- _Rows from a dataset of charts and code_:
---

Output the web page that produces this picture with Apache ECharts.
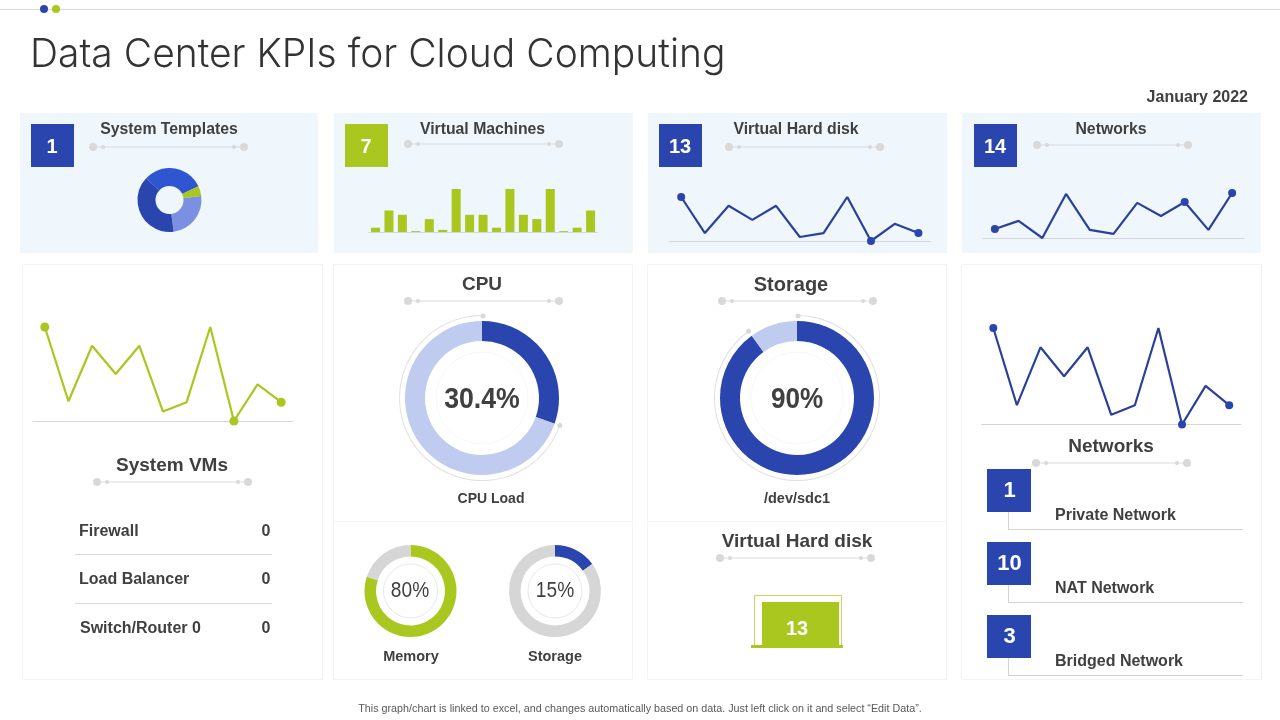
<!DOCTYPE html>
<html lang="en">
<head>
    <meta charset="UTF-8">
    <title>Data Center KPIs for Cloud Computing</title>
    <style>
        html, body { margin: 0; padding: 0; background: #fff; }
        #main { width: 1280px; height: 720px; }
    </style>
</head>
<body>
<div id="main"></div>
<script src="https://cdn.jsdelivr.net/npm/echarts@6/dist/echarts.min.js"></script>
<script>
    // chart values
    var chartTitle = 'Data Center KPIs for Cloud Computing';
    var dateLabel = 'January 2022';
    var footNote = 'This graph/chart is linked to excel, and changes automatically based on data. Just left click on it and select \u201CEdit Data\u201D.';

    var tileTitles = ['System Templates', 'Virtual Machines', 'Virtual Hard disk', 'Networks'];
    var tileCounts = [1, 7, 13, 14];

    var templateShares = [31, 5, 25, 39];

    var machineBars = [1, 5, 4, 0.2, 3, 0.5, 10, 4, 4, 1, 10, 4, 3, 10, 0.2, 1, 5];

    var lineCategories = ['a', 'b', 'c', 'd', 'e', 'f', 'g', 'h', 'i', 'j', 'k'];
    var hardDiskLine = [10, 1.8, 8, 4.8, 8, 0.9, 1.8, 10, 0, 3.9, 1.8];
    var networkTopLine = [2, 3.8, 0, 9.8, 1.8, 0.9, 7.8, 4.9, 8, 1.8, 10];
    var systemVmLine = [10, 2.1, 8, 5, 8, 1, 2, 10, 0, 3.9, 2];
    var networkSideLine = [10, 2, 8, 5, 8, 1, 2, 10, 0, 4, 2];
    var markedPoints = [0, 8, 10];

    var cpuLoad = 30.4;
    var sdcUsage = 90;
    var memoryUsage = 80;
    var storageUsage = 15;
    var hardDiskCount = 13;

    var vmNames = ['Firewall', 'Load Balancer', 'Switch/Router 0'];
    var vmCounts = [0, 0, 0];

    var networkNames = ['Private Network', 'NAT Network', 'Bridged Network'];
    var networkCounts = [1, 10, 3];

    // colours
    var BLUE = '#2a45ae';
    var LINE_BLUE = '#2b4199';
    var GREEN = '#a9c71e';
    var INK = '#404040';
    var FONT = '"Liberation Sans", Arial, sans-serif';

    var graphics = [];
    var grids = [], xAxes = [], yAxes = [], series = [];

    function addText(text, x, y, size, opts) {
        opts = opts || {};
        var el = {
            type: 'text', x: x, y: y + 1, z: 20, silent: true,
            style: {
                text: String(text),
                fill: opts.color || INK,
                font: (opts.weight || 'bold') + ' ' + size + 'px ' + (opts.family || FONT),
                textAlign: opts.align || 'center',
                textVerticalAlign: 'middle'
            }
        };
        // the reference type is a bit narrower or wider than what is installed
        if (opts.scaleX) {
            el.scaleX = opts.scaleX;
        }
        graphics.push(el);
    }

    function addRect(x, y, w, h, fill, stroke, z) {
        graphics.push({
            type: 'rect', z: z === undefined ? 0 : z, silent: true,
            shape: { x: x, y: y, width: w, height: h },
            style: { fill: fill, stroke: stroke || null, lineWidth: stroke ? 1 : 0 }
        });
    }

    function addLine(x1, y1, x2, y2, color, width, z) {
        graphics.push({
            type: 'line', z: z === undefined ? 1 : z, silent: true,
            shape: { x1: x1, y1: y1, x2: x2, y2: y2 },
            style: { stroke: color, lineWidth: width || 1 }
        });
    }

    function addDot(x, y, r, color, z) {
        graphics.push({
            type: 'circle', z: z === undefined ? 1 : z, silent: true,
            shape: { cx: x, cy: y, r: r },
            style: { fill: color }
        });
    }

    // the little rule with two dots at each end, under most headings
    function addRule(x1, x2, y) {
        addLine(x1, y, x2, y, '#d9dbe0', 1);
        addDot(x1, y, 4, '#d9d9d9');
        addDot(x1 + 10, y, 2, '#d9d9d9');
        addDot(x2 - 10, y, 2, '#d9d9d9');
        addDot(x2, y, 4, '#d9d9d9');
    }

    function addGrid(left, top, width, height, categories) {
        grids.push({ left: left, top: top, width: width, height: height });
        xAxes.push({
            type: 'category', gridIndex: grids.length - 1, data: categories, boundaryGap: true,
            axisLine: { show: true, lineStyle: { color: '#d3d6dc', width: 1 } },
            axisTick: { show: false }, axisLabel: { show: false }, splitLine: { show: false }
        });
        yAxes.push({
            type: 'value', gridIndex: grids.length - 1, min: 0, max: 10, show: false,
            splitLine: { show: false }
        });
        return grids.length - 1;
    }

    function addLineChart(values, color, dotColor, width, dotSize, left, top, w, h) {
        var idx = addGrid(left, top, w, h, lineCategories);
        series.push({
            type: 'line', xAxisIndex: idx, yAxisIndex: idx, data: values,
            symbol: 'circle', showAllSymbol: true, clip: false, silent: true,
            symbolSize: function (v, p) { return markedPoints.indexOf(p.dataIndex) >= 0 ? dotSize : 0; },
            itemStyle: { color: dotColor },
            lineStyle: { color: color, width: width }
        });
    }

    function addRing(data, colors, cx, cy, inner, outer, z) {
        series.push({
            type: 'pie', center: [cx, cy], radius: [inner, outer], z: z || 2,
            startAngle: 90, clockwise: true, silent: true, animation: false,
            label: { show: false }, labelLine: { show: false },
            data: data.map(function (v, i) {
                return { value: v, itemStyle: { color: colors[i] } };
            })
        });
    }

    // big ring with a thin outer arc that follows one of the two parts
    function addBigGauge(value, cx, cy, arcOnRest) {
        addRing([value, 100 - value], [BLUE, '#bfcbef'], cx, cy, 57, 77);
        var arcColors = arcOnRest ? ['transparent', '#e0e0e0'] : ['#e0e0e0', 'transparent'];
        addRing([value, 100 - value], arcColors, cx, cy, 82, 83);
        graphics.push({
            type: 'circle', z: 1, silent: true, shape: { cx: cx, cy: cy, r: 46 },
            style: { fill: null, stroke: '#f7f7f7', lineWidth: 1 }
        });
        var a = value / 100 * 2 * Math.PI;
        addDot(cx + 1, cy - 82, 2.5, '#d9d9d9', 5);
        addDot(cx + 82.5 * Math.sin(a), cy - 82.5 * Math.cos(a), 2.5, '#d9d9d9', 5);
    }

    function addSmallGauge(value, color, cx, cy) {
        addRing([value, 100 - value], [color, '#d6d6d6'], cx, cy, 34.5, 46);
        graphics.push({
            type: 'circle', z: 1, silent: true, shape: { cx: cx, cy: cy, r: 27 },
            style: { fill: null, stroke: '#e6e8f3', lineWidth: 1 }
        });
    }

    // page furniture
    addLine(0, 9.5, 1280, 9.5, '#d9d9d9', 1);
    addDot(44, 9, 4, BLUE);
    addDot(56, 9, 4, GREEN);
    addText(chartTitle, 30, 54, 40, { align: 'left', weight: '300', family: 'Inter, sans-serif', color: '#333333', scaleX: 0.975 });
    addText(dateLabel, 1248, 97, 16, { align: 'right' });
    addText(footNote, 640, 708, 10.75, { weight: 'normal', color: '#595959' });

    // top tiles
    var tileLeft = [20, 334, 648, 962];
    var tileWidth = [298, 299, 299, 299];
    var squareLeft = [31, 345, 659, 974];
    var tileCentre = [169, 482.5, 796, 1111];
    var ruleLeft = [93, 408, 729, 1037];
    var ruleY = [147, 144, 147, 145];
    tileTitles.forEach(function (t, i) {
        addRect(tileLeft[i], 113, tileWidth[i], 140, '#eff6fc');
        addRect(squareLeft[i], 124, 43, 43, i === 1 ? GREEN : BLUE, null, 1);
        addText(tileCounts[i], squareLeft[i] + 21, 146, 20, { color: '#ffffff' });
        addText(t, tileCentre[i], 128.5, 15.8);
        addRule(ruleLeft[i], ruleLeft[i] + 151, ruleY[i]);
    });

    // lower cards
    addRect(22.5, 264.5, 300, 415, '#ffffff', '#f4f4f4');
    addRect(333.5, 264.5, 299, 257, '#ffffff', '#f4f4f4');
    addRect(333.5, 521.5, 299, 158, '#ffffff', '#f4f4f4');
    addRect(647.5, 264.5, 299, 257, '#ffffff', '#f4f4f4');
    addRect(647.5, 521.5, 299, 158, '#ffffff', '#f4f4f4');
    addRect(961.5, 264.5, 300, 415, '#ffffff', '#f4f4f4');

    // System Templates donut
    series.push({
        type: 'pie', center: [169.5, 200], radius: [14, 32], startAngle: 137, clockwise: true,
        silent: true, animation: false, label: { show: false }, labelLine: { show: false },
        data: templateShares.map(function (v, i) {
            return { value: v, itemStyle: { color: ['#2f55d0', GREEN, '#7b90e0', BLUE][i] } };
        })
    });

    // Virtual Machines bars
    var barGrid = addGrid(368.8, 189, 228.5, 43, machineBars.map(function (v, i) { return String(i + 1); }));
    series.push({
        type: 'bar', xAxisIndex: barGrid, yAxisIndex: barGrid, data: machineBars,
        barWidth: 9, silent: true, itemStyle: { color: GREEN }
    });

    // line charts
    addLineChart(hardDiskLine, LINE_BLUE, BLUE, 2.2, 8, 669.3, 197, 261, 44);
    addLineChart(networkTopLine, LINE_BLUE, BLUE, 2.2, 8, 983, 193, 261, 45);
    addLineChart(systemVmLine, GREEN, GREEN, 2.2, 9, 33, 327, 260, 94);
    addLineChart(networkSideLine, LINE_BLUE, BLUE, 2.2, 8, 981.5, 328, 259.5, 96.5);

    // CPU and Storage gauges
    addText('CPU', 482, 284, 19);
    addRule(408, 559, 301);
    addBigGauge(cpuLoad, 482, 398, true);
    addText(cpuLoad + '%', 482, 399, 30, { scaleX: 0.89 });
    addText('CPU Load', 491, 498, 14);

    addText('Storage', 791, 284, 20);
    addRule(722, 873, 301);
    addBigGauge(sdcUsage, 797, 398, false);
    addText(sdcUsage + '%', 797, 399, 30, { scaleX: 0.87 });
    addText('/dev/sdc1', 797, 498, 14.5);

    // small gauges
    addSmallGauge(memoryUsage, GREEN, 410.5, 591);
    addText(memoryUsage + '%', 410, 590, 22, { weight: 'normal', scaleX: 0.87 });
    addText('Memory', 411, 656, 14.5);
    addSmallGauge(storageUsage, BLUE, 555, 591);
    addText(storageUsage + '%', 555, 590, 22, { weight: 'normal', scaleX: 0.87 });
    addText('Storage', 555, 656, 14.5);

    // Virtual Hard disk tile
    addText('Virtual Hard disk', 797, 541, 19);
    addRule(720, 871, 558);
    addLine(754.5, 595.5, 841.5, 595.5, '#c4d85f', 1);
    addLine(754.5, 595, 754.5, 645, '#c4d85f', 1);
    addLine(841.5, 595, 841.5, 645, '#c4d85f', 1);
    addRect(762, 602, 77, 44, GREEN, null, 2);
    addRect(751, 645, 92, 3, GREEN, null, 2);
    addText(hardDiskCount, 797, 628, 20, { color: '#ffffff' });

    // System VMs table
    addText('System VMs', 172, 465, 19);
    addRule(97, 248, 482);
    var vmRowY = [531, 579, 628];
    var vmNameX = [79, 79, 80];
    vmNames.forEach(function (n, i) {
        addText(n, vmNameX[i], vmRowY[i], 16, { align: 'left' });
        addText(vmCounts[i], 266, vmRowY[i], 16);
    });
    addLine(75, 554.5, 272, 554.5, '#d9d9d9', 1);
    addLine(75, 603.5, 272, 603.5, '#d9d9d9', 1);

    // Networks list
    addText('Networks', 1111, 446, 19);
    addRule(1036, 1187, 463);
    var netSquareY = [469, 542, 615];
    networkNames.forEach(function (n, i) {
        var y = netSquareY[i];
        addRect(987, y, 44, 43, BLUE, null, 2);
        addText(networkCounts[i], 1009.5, y + 21, 22, { color: '#ffffff' });
        addLine(1008.5, y + 43, 1008.5, y + 60.5, '#d3d3d3', 1);
        addLine(1008, y + 60.5, 1243, y + 60.5, '#d3d3d3', 1);
        addText(n, 1055, y + 46, 16, { align: 'left' });
    });

    var myChart = echarts.init(document.getElementById('main'), null, { renderer: 'canvas' });
    myChart.setOption({
        animation: false,
        backgroundColor: '#ffffff',
        grid: grids,
        xAxis: xAxes,
        yAxis: yAxes,
        series: series,
        graphic: { elements: graphics }
    });
</script>
</body>
</html>
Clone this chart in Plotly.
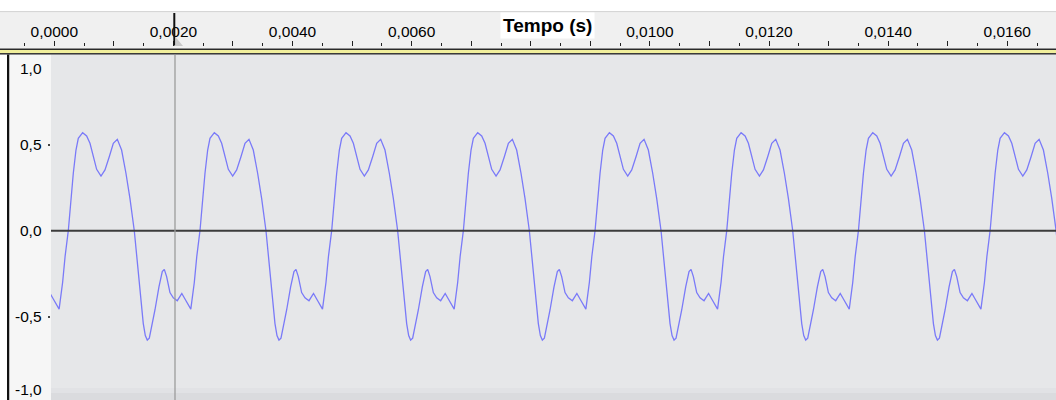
import numpy as np
import plotly.graph_objects as go

W, H = 1056, 400

# One cycle of the waveform, starting at an upward zero crossing.
cycle_offset_us = [0, 39, 84, 129, 168, 241, 308, 364, 420, 476, 549, 616, 688, 756, 823, 895, 968, 1035,
                   1108, 1159, 1203, 1259, 1293, 1326, 1360, 1388, 1455, 1522, 1578, 1612, 1651, 1707,
                   1763, 1830, 1906, 1964, 2057, 2116, 2157]
cycle_amp = [0.0, 0.159, 0.334, 0.469, 0.537, 0.570, 0.551, 0.508, 0.430, 0.357, 0.318, 0.353, 0.430,
             0.508, 0.531, 0.469, 0.334, 0.188,
             0.0, -0.170, -0.330, -0.540, -0.610, -0.636, -0.625, -0.580, -0.461, -0.326, -0.238,
             -0.225, -0.267, -0.360, -0.390, -0.407, -0.365, -0.400, -0.456, -0.300, -0.150]
period_s = 0.002211
first_upcross_s = 0.000235
n_cycles = 9

# Ruler ticks (seconds) and their labels
tick_vals = [i * 0.001 for i in range(0, 17)]
tick_text = ["0,0000", "", "0,0020", "", "0,0040", "", "0,0060", "", "", "", "0,0100", "",
             "0,0120", "", "0,0140", "", "0,0160"]

# Amplitude scale labels
amp_vals = [1.0, 0.5, 0.0, -0.5, -1.0]
amp_text = ["1,0", "0,5", "0,0", "-0,5", "-1,0"]

# Repeat the cycle over the visible stretch of the signal
t = []
a = []
for k in range(-1, n_cycles - 1):
    base = first_upcross_s + k * period_s
    t.extend(base + np.array(cycle_offset_us) * 1e-6)
    a.extend(cycle_amp)

PX_PER_S = 59560.0
X0_PX = 54.3          # pixel column of t = 0
TRACK_LEFT = 51.0
TRACK_TOP = 55.5
ZERO_PX = 230.7
PX_PER_UNIT = 172.0


def t_at(px):
    return (px - X0_PX) / PX_PER_S


def px_x(x):
    return x / W


def px_y(y):
    return 1 - y / H


def amp_px(v):
    return ZERO_PX - v * PX_PER_UNIT


FONT = "Liberation Sans, Arial, sans-serif"

fig = go.Figure()
fig.add_trace(go.Scatter(x=t, y=a, mode="lines", line=dict(color="#7a7af8", width=1.3),
                         hoverinfo="skip", showlegend=False))
# carrier trace for the ruler axis
fig.add_trace(go.Scatter(x=[0.0], y=[None], xaxis="x2", yaxis="y", mode="lines",
                         hoverinfo="skip", showlegend=False))

shapes = []


def rect(x0, y0, x1, y1, color):
    shapes.append(dict(type="rect", xref="paper", yref="paper", x0=px_x(x0), x1=px_x(x1),
                       y0=px_y(y1), y1=px_y(y0), fillcolor=color, line=dict(width=0), layer="below"))


# ruler band
rect(0, 11, W, 12.5, "#d6d6d6")
rect(0, 12.5, W, 48.5, "#f0f0f0")
rect(0, 48.5, W, 50, "#2a2a2a")
rect(0, 50, W, 53, "#f1ef9c")
rect(0, 53, W, 54.8, "#3a3a3a")
# left scale panel and its border
rect(0, 54.8, 7, H, "#ffffff")
rect(7, 54.8, 9.5, H, "#111111")
rect(9.5, 54.8, TRACK_LEFT, H, "#f6f6f6")
# track background, slightly darker towards the bottom edge
rect(TRACK_LEFT, 54.8, W, H, "#e6e7e9")
rect(TRACK_LEFT, 388, W, 393, "#e1e2e5")
rect(TRACK_LEFT, 393, W, H, "#dadbde")

# zero line
shapes.append(dict(type="line", xref="x domain", yref="y", x0=0, x1=1, y0=0, y1=0,
                   line=dict(color="#3c3c3c", width=2), layer="above"))
# play cursor
shapes.append(dict(type="line", xref="paper", yref="paper", x0=px_x(175), x1=px_x(175),
                   y0=0, y1=px_y(54.8), line=dict(color="#9c9c9c", width=1.3), layer="above"))
shapes.append(dict(type="line", xref="paper", yref="paper", x0=px_x(174.3), x1=px_x(174.3),
                   y0=px_y(45.5), y1=px_y(13), line=dict(color="#111111", width=2), layer="above"))
shapes.append(dict(type="path", xref="paper", yref="paper",
                   path=f"M {px_x(175.5)} {px_y(37)} L {px_x(183)} {px_y(46)} L {px_x(175.5)} {px_y(46)} Z",
                   fillcolor="#c8c8c8", line=dict(width=0), layer="above"))

annotations = []
for v, s in zip(amp_vals, amp_text):
    # end labels sit just inside the track
    shift = -10 if v == 1.0 else (13 if v == -1.0 else 0)
    annotations.append(dict(x=px_x(44), y=px_y(amp_px(v)), xref="paper", yref="paper", text=s,
                            showarrow=False, xanchor="right", yanchor="middle", yshift=shift,
                            font=dict(family=FONT, size=15.5, color="#000000")))
annotations.append(dict(x=px_x(547.5), y=px_y(26), xref="paper", yref="paper", text="<b>Tempo (s)</b>",
                        showarrow=False, xanchor="center", yanchor="middle", bgcolor="#ffffff",
                        borderpad=2, font=dict(family=FONT, size=19, color="#000000")))

fig.update_layout(
    width=W, height=H,
    margin=dict(l=0, r=0, t=0, b=0),
    paper_bgcolor="#ffffff",
    plot_bgcolor="rgba(0,0,0,0)",
    showlegend=False,
    shapes=shapes,
    annotations=annotations,
    xaxis=dict(domain=[px_x(TRACK_LEFT), 1], range=[t_at(TRACK_LEFT), t_at(W)],
               visible=False, showgrid=False, zeroline=False),
    yaxis=dict(domain=[0, px_y(TRACK_TOP)],
               range=[(ZERO_PX - H) / PX_PER_UNIT, (ZERO_PX - TRACK_TOP) / PX_PER_UNIT],
               showgrid=False, zeroline=False, showline=False, showticklabels=False,
               tickmode="array", tickvals=[0.5, -0.5], ticks="outside", ticklen=2,
               tickcolor="#444444", tickwidth=1.5),
    xaxis2=dict(domain=[0, 1], range=[t_at(0), t_at(W)], anchor="free", position=px_y(45.5),
                side="top", showgrid=False, zeroline=False, showline=False,
                tickmode="array", tickvals=tick_vals, ticktext=tick_text,
                ticks="outside", ticklen=5, tickwidth=1, tickcolor="#222222",
                ticklabelstandoff=-3,
                minor=dict(dtick=0.0005, tick0=0, ticks="outside", ticklen=3, tickwidth=1,
                           tickcolor="#222222", showgrid=False),
                tickfont=dict(family=FONT, size=15.5, color="#000000")),
)

fig.write_html("out.html")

---

- _The request_:
Pull every line containing the word "that" out of the material and copy it.

- _Reply_:
Output the web page that produces this picture with Apache ECharts.
    // big ring with a thin outer arc that follows one of the two parts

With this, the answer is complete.